Greg Roach's Berkshires Blog
Tuesday, April 01, 2008
  First Place is Not Always Good
Statistics compiled by the Associated Press and Department of Defense show Vermont has the highest per capita death rate in Iraq.

Based on population estimates by U.S. Census Bureau and casualty figures compiled by the Department of Defense and the AP -- 3.22 Vermonters have died per 100,000 residents in the Green Mountain state.

Vermont is followed by Nebraska, Alaska, Montana, Wyoming and South Dakota.
This makes four years running that our neighbor to the north leads the list. The thing that is most striking about the states that bear the most burden is that they are by definition "rural." If you look back at other modern wars, such grieving was shared by rural and city folk alike. What does this shift mean, aside from the obvious? I'm not sure.
We don't know how to shoot them new fangled guns - all the black powder falls outs after you load the darn thing.

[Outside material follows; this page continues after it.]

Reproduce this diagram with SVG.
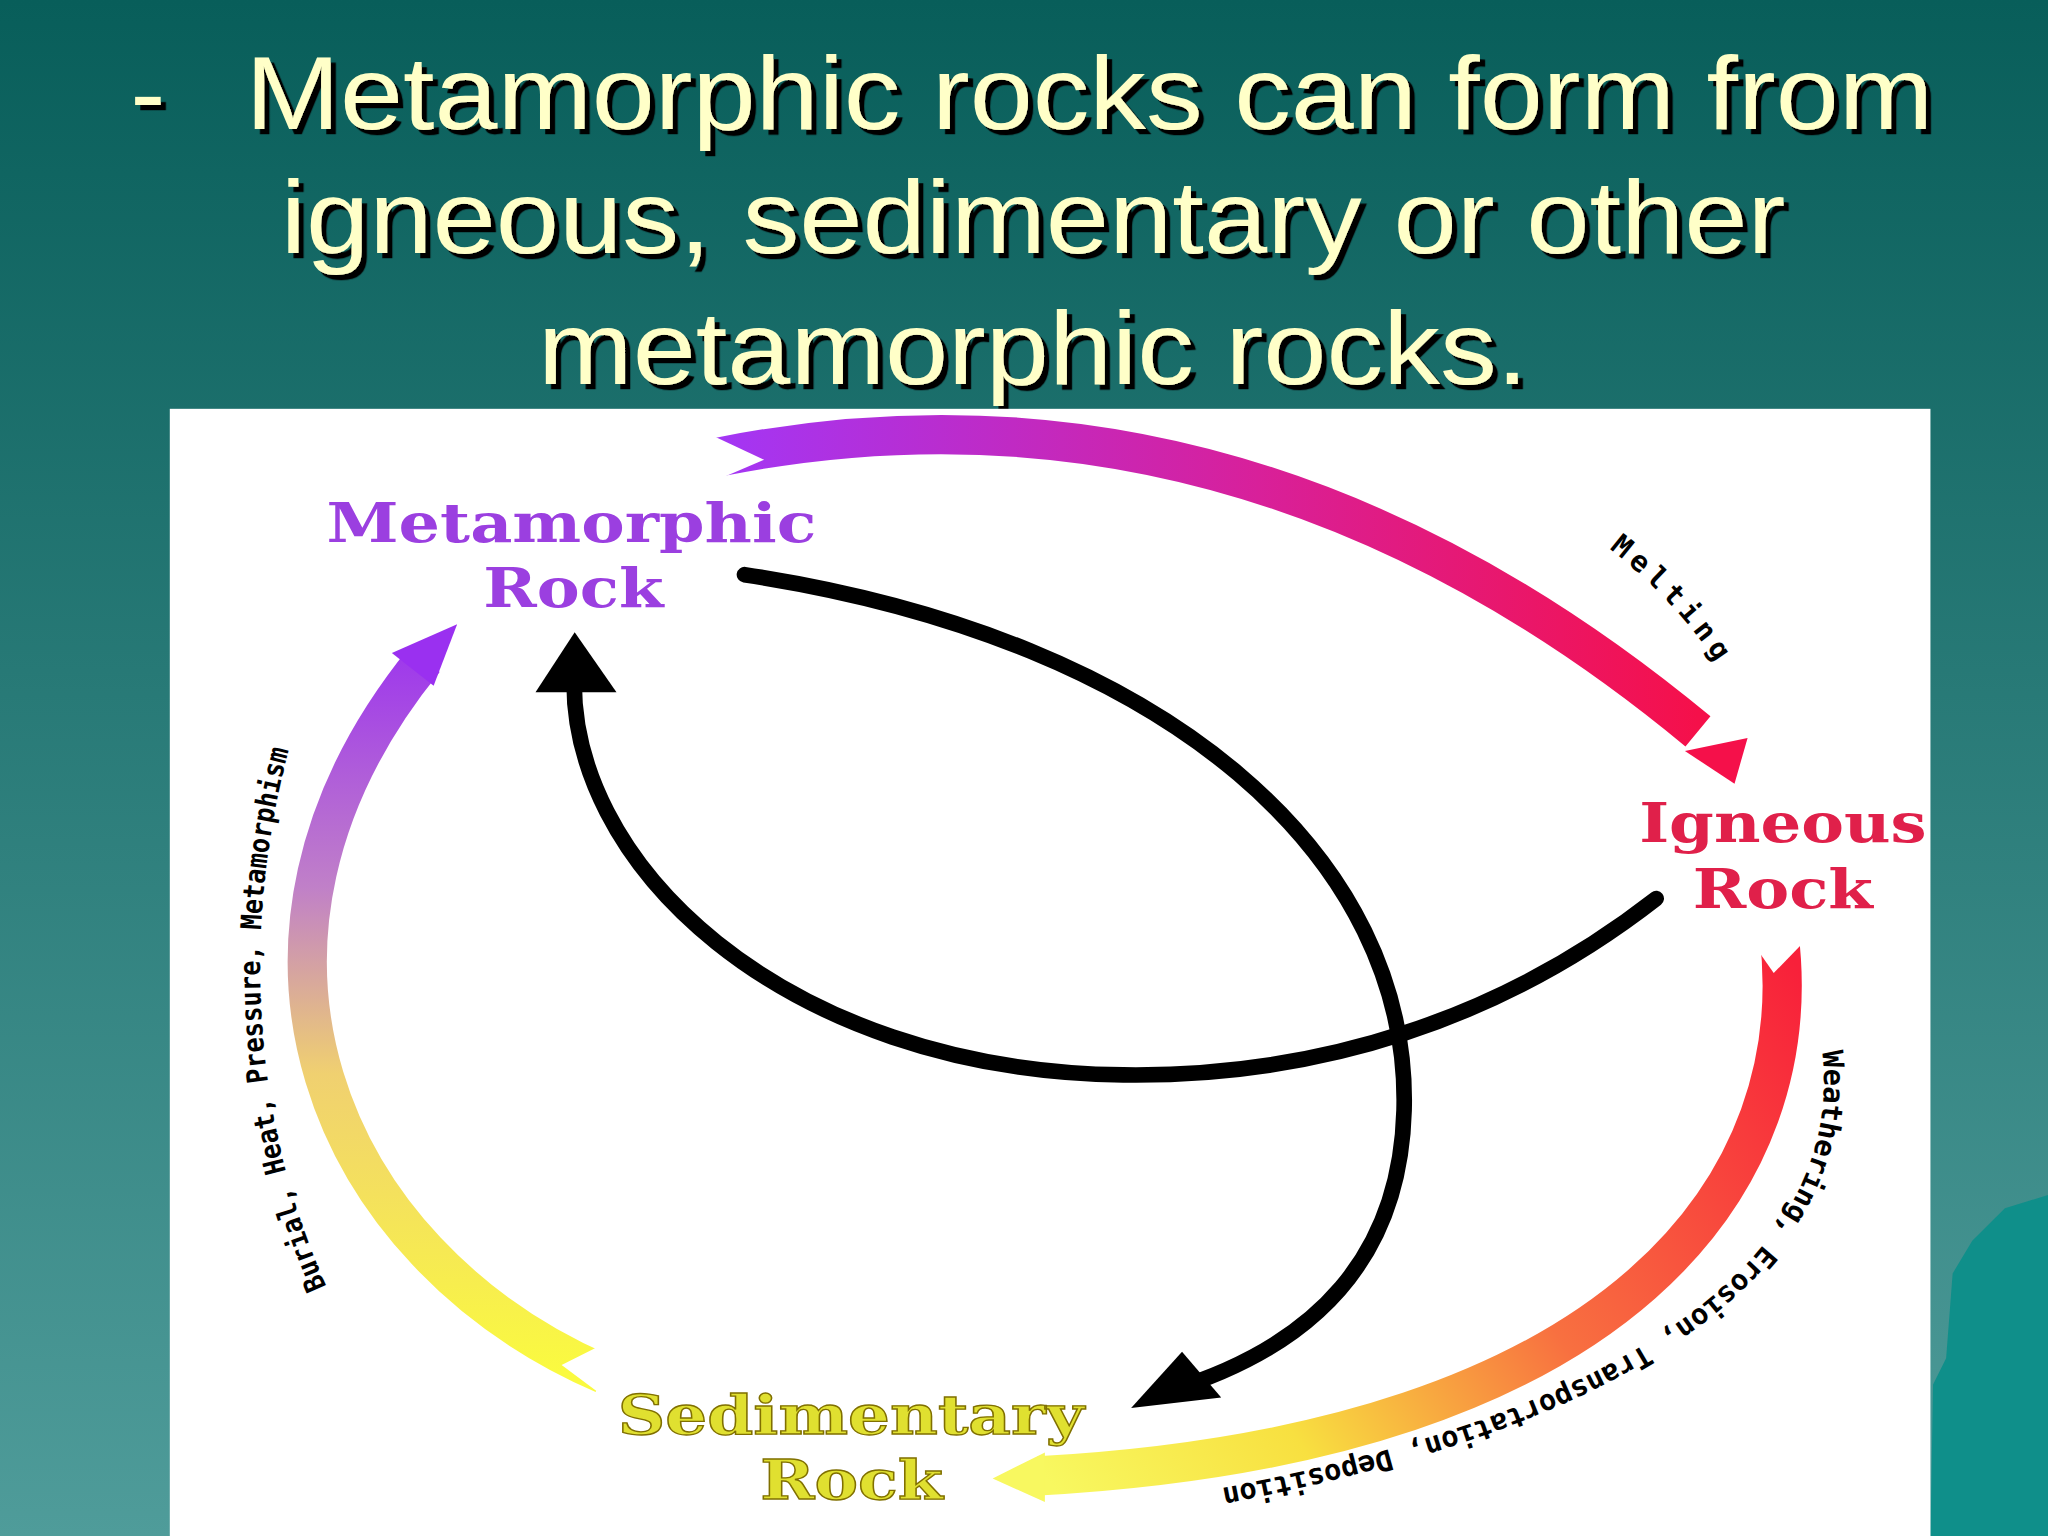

Seriously, could it be that these states have a higher per capita representation in the Armed Service?
I would think that that is the obvious conclusion.
Well I said I wouldn't post here-- but I think you should factor in the draft in past wars---rural kids MAY be more patriotic but also find the National Guard as a great option---for school tuition etc.--- I don;t think they joined the Guard to go to Iraq-- but there they are---that should be factored into the analysis-that may also explain- in part- per capita representation---chbpod
Rural kids more often know how to shoot, hunt, hike and camp. If you're afraid of guns, or if you're not comfortable with hiking and camping, then you'd not be comfortable with even peacetime membership in the Army or Marines.
CHBPOD is correct. I believe that if you look at each States economy along with it's percent Rural to City population and factor in the perks for signing up, you will find that it is a big influence on the numbers. It has nothing to do with patriotism!